* [WRITTEN TASK] Without the pictures, return exactly the lines from the one with "Clone this chart in matplotlib." through the one with "yticks = list(range(0, 201, 20))". Both end lines belong in the copy.

[Figure scripts]
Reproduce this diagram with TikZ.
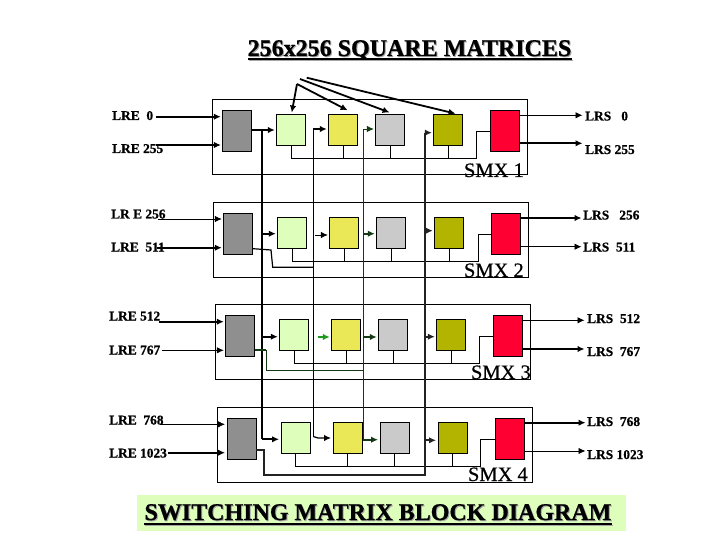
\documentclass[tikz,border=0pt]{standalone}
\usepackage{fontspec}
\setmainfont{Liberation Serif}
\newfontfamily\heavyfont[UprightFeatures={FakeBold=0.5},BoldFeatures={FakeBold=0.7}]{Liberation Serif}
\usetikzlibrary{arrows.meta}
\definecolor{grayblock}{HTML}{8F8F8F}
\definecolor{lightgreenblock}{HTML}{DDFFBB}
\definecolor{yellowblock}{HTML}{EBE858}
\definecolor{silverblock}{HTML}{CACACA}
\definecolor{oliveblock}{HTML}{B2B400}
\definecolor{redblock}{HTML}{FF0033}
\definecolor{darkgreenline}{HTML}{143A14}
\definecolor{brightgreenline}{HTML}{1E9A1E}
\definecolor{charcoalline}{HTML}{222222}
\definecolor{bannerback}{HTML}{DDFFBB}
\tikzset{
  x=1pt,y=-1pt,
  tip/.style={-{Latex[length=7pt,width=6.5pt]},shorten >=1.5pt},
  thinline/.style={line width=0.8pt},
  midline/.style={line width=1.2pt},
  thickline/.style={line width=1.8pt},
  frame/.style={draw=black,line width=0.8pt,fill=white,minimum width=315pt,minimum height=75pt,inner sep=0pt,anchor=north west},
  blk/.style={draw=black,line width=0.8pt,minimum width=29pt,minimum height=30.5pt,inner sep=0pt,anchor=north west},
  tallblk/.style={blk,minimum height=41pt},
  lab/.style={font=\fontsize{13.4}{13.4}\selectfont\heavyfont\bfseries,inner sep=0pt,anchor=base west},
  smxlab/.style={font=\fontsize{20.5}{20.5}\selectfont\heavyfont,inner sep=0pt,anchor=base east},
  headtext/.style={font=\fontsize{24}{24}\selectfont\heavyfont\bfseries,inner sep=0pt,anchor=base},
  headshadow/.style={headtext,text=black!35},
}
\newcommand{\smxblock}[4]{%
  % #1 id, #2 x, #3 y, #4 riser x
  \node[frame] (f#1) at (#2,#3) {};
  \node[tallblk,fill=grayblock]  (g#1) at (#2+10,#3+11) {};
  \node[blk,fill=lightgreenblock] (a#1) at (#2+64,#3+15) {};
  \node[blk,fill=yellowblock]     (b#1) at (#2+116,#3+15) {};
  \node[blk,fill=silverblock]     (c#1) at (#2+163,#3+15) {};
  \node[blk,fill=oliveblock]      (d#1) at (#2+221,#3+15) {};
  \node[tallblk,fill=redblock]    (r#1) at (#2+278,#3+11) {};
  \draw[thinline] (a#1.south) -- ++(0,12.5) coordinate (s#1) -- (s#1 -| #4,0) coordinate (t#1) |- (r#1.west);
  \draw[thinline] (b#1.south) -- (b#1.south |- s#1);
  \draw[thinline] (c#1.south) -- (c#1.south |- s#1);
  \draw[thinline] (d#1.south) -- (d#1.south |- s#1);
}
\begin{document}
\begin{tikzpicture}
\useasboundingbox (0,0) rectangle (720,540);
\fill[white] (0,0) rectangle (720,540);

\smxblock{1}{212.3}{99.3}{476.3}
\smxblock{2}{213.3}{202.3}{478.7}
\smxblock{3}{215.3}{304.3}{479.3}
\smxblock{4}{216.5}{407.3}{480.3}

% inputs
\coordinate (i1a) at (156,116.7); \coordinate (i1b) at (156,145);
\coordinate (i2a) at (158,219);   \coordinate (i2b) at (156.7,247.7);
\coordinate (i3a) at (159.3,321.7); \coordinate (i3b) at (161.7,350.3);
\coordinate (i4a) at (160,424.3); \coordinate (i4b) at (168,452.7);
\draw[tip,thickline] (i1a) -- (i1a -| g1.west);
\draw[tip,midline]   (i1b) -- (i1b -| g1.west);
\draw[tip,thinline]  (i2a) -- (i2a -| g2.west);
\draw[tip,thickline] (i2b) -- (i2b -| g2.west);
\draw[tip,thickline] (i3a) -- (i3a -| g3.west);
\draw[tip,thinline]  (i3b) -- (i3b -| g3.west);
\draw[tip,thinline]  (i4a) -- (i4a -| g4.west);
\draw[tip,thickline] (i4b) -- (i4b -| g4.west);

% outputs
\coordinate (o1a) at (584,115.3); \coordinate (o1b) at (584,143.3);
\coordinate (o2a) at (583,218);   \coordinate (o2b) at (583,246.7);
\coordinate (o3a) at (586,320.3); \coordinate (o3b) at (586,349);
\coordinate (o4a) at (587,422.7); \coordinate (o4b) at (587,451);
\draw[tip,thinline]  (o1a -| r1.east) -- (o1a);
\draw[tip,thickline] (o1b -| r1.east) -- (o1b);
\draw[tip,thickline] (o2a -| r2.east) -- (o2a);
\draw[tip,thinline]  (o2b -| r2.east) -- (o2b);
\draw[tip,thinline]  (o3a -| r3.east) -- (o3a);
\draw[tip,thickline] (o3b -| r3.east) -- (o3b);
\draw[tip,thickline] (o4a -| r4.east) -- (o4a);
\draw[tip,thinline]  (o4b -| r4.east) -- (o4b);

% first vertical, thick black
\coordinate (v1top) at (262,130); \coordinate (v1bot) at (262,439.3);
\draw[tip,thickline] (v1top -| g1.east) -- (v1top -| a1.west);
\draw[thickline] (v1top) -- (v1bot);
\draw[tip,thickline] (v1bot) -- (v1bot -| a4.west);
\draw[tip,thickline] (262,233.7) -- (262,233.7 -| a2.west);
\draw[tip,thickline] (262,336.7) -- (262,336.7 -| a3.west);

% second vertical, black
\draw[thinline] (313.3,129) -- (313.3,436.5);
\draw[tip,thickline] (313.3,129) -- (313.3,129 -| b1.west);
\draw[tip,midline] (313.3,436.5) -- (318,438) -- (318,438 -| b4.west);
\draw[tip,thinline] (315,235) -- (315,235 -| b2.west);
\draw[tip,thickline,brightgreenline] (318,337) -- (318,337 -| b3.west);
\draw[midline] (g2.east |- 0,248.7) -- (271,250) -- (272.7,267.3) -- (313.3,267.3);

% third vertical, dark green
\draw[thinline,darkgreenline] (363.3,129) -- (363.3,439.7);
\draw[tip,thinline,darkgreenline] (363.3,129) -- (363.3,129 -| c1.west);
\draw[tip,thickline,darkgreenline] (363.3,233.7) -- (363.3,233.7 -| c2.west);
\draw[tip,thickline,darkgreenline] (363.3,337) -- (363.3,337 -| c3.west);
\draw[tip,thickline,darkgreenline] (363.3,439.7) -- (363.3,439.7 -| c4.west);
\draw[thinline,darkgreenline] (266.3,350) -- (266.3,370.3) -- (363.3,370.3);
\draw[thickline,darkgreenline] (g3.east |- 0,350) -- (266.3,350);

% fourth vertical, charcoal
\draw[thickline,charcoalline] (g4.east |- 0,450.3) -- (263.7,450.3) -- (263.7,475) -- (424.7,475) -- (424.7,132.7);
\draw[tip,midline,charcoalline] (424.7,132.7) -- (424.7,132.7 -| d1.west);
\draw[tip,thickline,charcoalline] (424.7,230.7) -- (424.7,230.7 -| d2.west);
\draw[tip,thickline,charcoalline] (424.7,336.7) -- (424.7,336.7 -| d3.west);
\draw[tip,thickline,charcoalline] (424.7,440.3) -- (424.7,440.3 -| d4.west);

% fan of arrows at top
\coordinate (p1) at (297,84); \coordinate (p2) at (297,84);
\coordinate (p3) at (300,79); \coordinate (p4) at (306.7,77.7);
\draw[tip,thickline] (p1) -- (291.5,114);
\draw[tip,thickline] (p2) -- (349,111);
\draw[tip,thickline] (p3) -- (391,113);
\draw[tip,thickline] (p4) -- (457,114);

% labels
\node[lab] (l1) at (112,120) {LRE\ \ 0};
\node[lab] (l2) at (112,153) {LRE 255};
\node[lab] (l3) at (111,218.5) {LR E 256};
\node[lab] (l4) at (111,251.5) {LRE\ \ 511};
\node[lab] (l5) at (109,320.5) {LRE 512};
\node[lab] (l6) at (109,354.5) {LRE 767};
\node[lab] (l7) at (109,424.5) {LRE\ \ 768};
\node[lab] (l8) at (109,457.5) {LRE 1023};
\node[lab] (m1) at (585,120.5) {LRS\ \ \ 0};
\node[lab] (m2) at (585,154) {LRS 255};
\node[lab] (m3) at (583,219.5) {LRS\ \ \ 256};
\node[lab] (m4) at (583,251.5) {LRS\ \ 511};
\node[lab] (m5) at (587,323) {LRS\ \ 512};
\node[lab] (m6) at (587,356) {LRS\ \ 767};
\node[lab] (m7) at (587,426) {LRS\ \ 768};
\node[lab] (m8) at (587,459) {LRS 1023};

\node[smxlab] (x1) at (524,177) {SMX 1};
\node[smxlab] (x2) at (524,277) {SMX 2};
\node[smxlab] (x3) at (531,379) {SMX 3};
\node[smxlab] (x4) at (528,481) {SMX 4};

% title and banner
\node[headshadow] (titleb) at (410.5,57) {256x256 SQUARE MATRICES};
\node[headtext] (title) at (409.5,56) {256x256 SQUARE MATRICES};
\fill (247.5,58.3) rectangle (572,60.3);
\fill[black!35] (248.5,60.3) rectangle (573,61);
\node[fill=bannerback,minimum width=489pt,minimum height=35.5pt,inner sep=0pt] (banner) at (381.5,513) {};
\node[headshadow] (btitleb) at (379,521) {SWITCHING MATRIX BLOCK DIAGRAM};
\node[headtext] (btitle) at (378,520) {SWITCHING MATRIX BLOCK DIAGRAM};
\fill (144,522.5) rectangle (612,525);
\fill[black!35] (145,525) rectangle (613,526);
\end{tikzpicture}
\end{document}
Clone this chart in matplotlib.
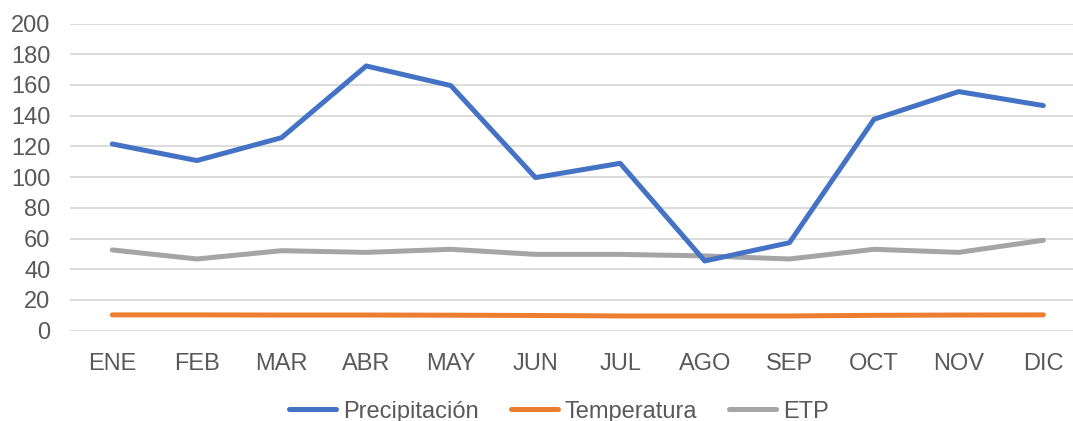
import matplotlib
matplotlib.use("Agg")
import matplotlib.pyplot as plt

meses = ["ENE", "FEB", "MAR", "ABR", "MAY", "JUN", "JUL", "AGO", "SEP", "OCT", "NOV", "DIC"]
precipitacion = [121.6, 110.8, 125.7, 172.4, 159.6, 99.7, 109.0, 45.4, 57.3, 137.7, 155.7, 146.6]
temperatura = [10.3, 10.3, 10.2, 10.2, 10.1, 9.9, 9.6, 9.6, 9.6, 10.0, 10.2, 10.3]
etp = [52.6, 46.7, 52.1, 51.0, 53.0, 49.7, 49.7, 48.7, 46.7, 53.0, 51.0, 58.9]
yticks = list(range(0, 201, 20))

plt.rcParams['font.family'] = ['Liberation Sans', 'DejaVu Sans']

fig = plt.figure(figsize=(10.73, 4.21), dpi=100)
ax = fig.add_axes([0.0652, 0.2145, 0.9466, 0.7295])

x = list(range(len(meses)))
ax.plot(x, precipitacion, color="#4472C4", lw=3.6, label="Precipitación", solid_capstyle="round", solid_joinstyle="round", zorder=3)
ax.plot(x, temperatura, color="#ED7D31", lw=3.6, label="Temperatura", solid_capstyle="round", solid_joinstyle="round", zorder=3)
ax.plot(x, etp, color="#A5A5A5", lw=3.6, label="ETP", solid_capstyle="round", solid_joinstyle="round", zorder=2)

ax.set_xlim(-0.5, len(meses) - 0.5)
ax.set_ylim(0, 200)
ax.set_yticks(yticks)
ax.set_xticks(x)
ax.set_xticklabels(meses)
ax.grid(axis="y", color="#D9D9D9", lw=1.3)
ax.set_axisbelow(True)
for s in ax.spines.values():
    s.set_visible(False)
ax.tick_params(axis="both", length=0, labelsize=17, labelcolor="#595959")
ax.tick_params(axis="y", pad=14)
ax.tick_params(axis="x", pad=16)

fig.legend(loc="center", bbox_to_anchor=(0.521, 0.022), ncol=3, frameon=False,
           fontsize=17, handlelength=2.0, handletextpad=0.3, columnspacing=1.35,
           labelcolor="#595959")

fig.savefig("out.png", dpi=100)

* [FULL SOLUTION]
Clone this chart in matplotlib.
import matplotlib
matplotlib.use("Agg")
import matplotlib.pyplot as plt

meses = ["ENE", "FEB", "MAR", "ABR", "MAY", "JUN", "JUL", "AGO", "SEP", "OCT", "NOV", "DIC"]
precipitacion = [121.6, 110.8, 125.7, 172.4, 159.6, 99.7, 109.0, 45.4, 57.3, 137.7, 155.7, 146.6]
temperatura = [10.3, 10.3, 10.2, 10.2, 10.1, 9.9, 9.6, 9.6, 9.6, 10.0, 10.2, 10.3]
etp = [52.6, 46.7, 52.1, 51.0, 53.0, 49.7, 49.7, 48.7, 46.7, 53.0, 51.0, 58.9]
yticks = list(range(0, 201, 20))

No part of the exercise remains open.